Une dynamique économique et régionale
Sur le plan macroéconomique, la bascule vers des identifiants numériques interopérables pourrait générer, selon la Commission économique pour l’Afrique, une hausse du produit intérieur brut de 2 % à 3 % en réduisant les pertes fiscales liées à l’informel. Le Congo entend également se positionner comme hub sous-régional en matière de services authentifiés, profitant de ses dorsales fibre optique et de la redondance fournie par le câble sous-marin 2Africa.
Cette stratégie rejoint les ambitions de la Zone de libre-échange continentale africaine, où la reconnaissance mutuelle des identités numériques pourrait fluidifier les échanges et accroître la mobilité des compétences. En se dotant rapidement d’un système robuste, Brazzaville espère ainsi capter une part des investissements technologiques destinés au bassin du Congo.
La souveraineté numérique comme horizon stratégique
En filigrane, la réflexion revient toujours à la souveraineté, notion que le ministre Léon Juste Ibombo a brandie comme fil conducteur du chantier. « Nous n’avons d’autre choix que de bâtir un système d’identité numérique fiable, inclusif et sécurisé », a-t-il rappelé, soulignant que la préservation de la souveraineté numérique passe par la maîtrise locale des données stratégiques et par la montée en compétence des ressources humaines nationales.
L’agenda « Congo Digital 2025 » illustre cette vision holistique où infrastructures, formation, financement et cadre juridique avancent de concert. Si les défis restent légion — interopérabilité des bases existantes, couverture réseau des zones enclavées, adoption culturelle — la dynamique enclenchée laisse entrevoir un écosystème numérique cohérent, porteur de valeur ajoutée et protecteur des libertés fondamentales.

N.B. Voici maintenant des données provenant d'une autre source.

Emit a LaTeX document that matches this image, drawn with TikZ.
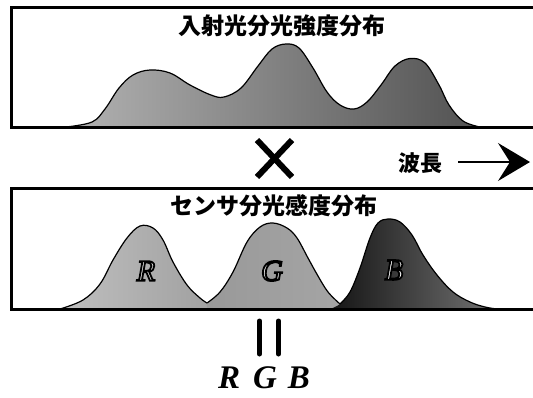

À mesure que le pays finalise ses choix technologiques, il demeure attentif à l’équilibre délicat entre innovation et régulation. L’identité numérique, en façonnant l’interface entre l’État et l’individu, apparaît comme l’un des principaux marqueurs du contrat social rénové que Brazzaville souhaite proposer à ses citoyens et à ses partenaires internationaux.